__The problem__: Return the lines from the one that contains "Generate a component" through the one that contains "0.889 : 0.556), 0);", both included, exactly as written and with nothing added.

__Given information__:
════════════════════

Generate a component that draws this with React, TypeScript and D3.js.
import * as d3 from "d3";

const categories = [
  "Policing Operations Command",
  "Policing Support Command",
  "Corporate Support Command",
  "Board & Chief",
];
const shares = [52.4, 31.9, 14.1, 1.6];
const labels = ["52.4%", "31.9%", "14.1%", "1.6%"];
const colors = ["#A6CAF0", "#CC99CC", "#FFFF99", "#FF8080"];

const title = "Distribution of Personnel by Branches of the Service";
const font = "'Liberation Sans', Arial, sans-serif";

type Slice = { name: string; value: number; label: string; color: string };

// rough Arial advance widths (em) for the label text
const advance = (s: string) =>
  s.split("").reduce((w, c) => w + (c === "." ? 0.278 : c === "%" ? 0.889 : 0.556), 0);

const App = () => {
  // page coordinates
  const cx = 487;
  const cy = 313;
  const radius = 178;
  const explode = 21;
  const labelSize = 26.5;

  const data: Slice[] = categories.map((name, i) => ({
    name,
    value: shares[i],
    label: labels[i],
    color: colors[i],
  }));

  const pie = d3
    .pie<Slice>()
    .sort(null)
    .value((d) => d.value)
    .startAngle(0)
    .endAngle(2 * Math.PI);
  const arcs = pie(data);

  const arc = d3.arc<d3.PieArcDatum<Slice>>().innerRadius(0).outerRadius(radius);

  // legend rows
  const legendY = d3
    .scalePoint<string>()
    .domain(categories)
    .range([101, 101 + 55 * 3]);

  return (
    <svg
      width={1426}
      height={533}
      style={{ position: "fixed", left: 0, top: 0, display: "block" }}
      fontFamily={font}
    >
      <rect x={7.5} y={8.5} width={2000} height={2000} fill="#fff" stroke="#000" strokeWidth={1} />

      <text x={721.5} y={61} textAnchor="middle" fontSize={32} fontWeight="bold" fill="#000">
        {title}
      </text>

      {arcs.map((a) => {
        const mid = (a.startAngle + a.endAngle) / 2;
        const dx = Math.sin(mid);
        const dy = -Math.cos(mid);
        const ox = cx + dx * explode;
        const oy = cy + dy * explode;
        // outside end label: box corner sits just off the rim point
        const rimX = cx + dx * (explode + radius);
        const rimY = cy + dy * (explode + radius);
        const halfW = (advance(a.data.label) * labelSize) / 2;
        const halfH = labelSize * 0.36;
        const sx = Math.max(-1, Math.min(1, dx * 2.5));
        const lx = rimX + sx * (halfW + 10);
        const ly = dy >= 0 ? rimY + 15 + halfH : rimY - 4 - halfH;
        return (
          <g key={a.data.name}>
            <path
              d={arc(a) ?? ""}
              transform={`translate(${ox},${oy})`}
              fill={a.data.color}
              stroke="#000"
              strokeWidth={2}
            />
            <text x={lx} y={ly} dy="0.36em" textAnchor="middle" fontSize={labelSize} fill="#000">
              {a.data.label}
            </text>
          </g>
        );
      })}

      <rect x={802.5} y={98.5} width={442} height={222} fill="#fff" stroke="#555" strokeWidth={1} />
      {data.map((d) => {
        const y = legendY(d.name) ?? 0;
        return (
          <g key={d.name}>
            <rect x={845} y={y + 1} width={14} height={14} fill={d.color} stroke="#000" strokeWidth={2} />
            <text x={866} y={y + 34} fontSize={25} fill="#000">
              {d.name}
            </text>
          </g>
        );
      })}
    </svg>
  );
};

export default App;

════════════════════

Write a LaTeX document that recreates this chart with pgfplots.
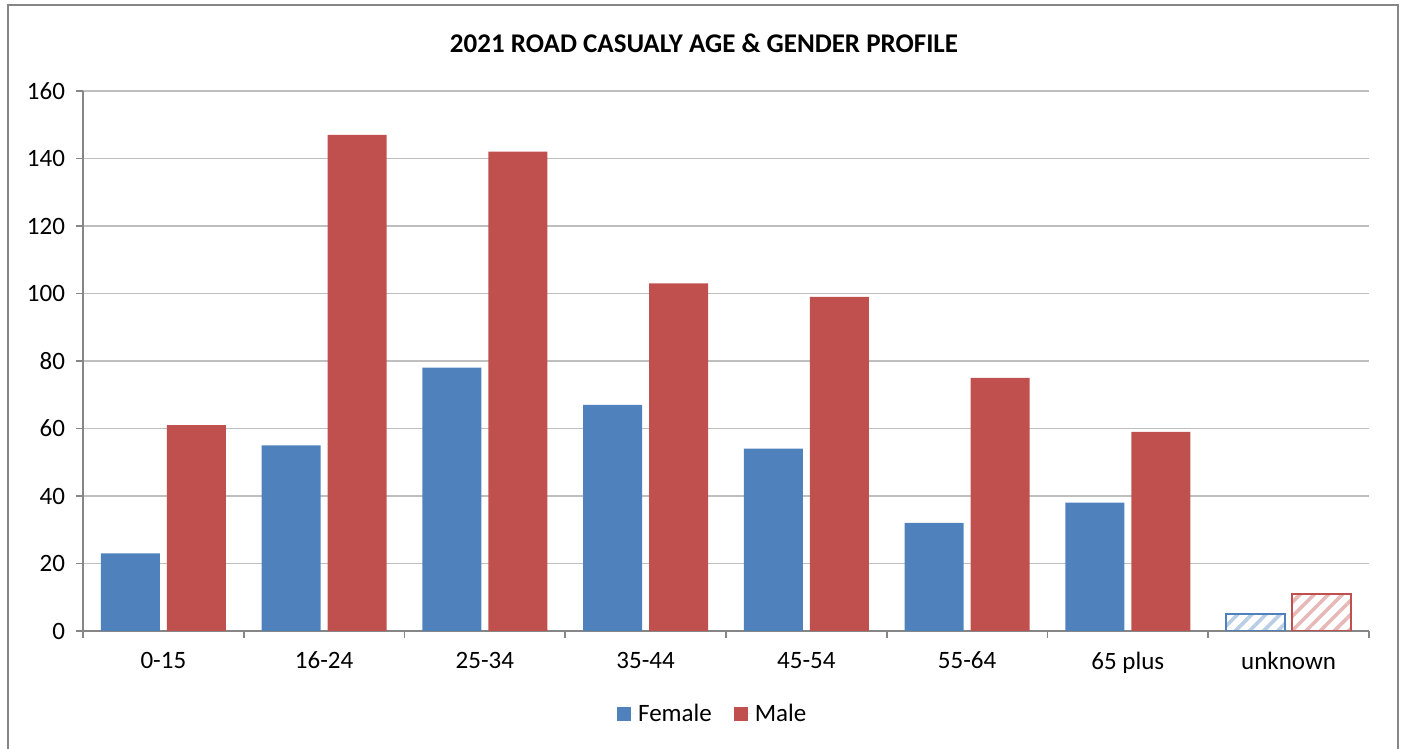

════════════════════

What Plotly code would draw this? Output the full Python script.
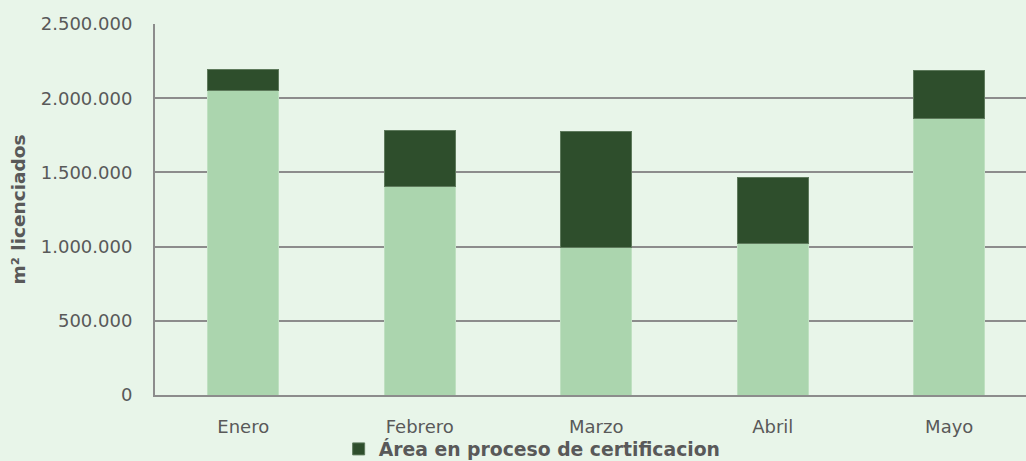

════════════════════

__Answer to the problem__:
Generate a component that draws this with React, TypeScript and D3.js.
import * as d3 from "d3";

const categories = [
  "Policing Operations Command",
  "Policing Support Command",
  "Corporate Support Command",
  "Board & Chief",
];
const shares = [52.4, 31.9, 14.1, 1.6];
const labels = ["52.4%", "31.9%", "14.1%", "1.6%"];
const colors = ["#A6CAF0", "#CC99CC", "#FFFF99", "#FF8080"];

const title = "Distribution of Personnel by Branches of the Service";
const font = "'Liberation Sans', Arial, sans-serif";

type Slice = { name: string; value: number; label: string; color: string };

// rough Arial advance widths (em) for the label text
const advance = (s: string) =>
  s.split("").reduce((w, c) => w + (c === "." ? 0.278 : c === "%" ? 0.889 : 0.556), 0);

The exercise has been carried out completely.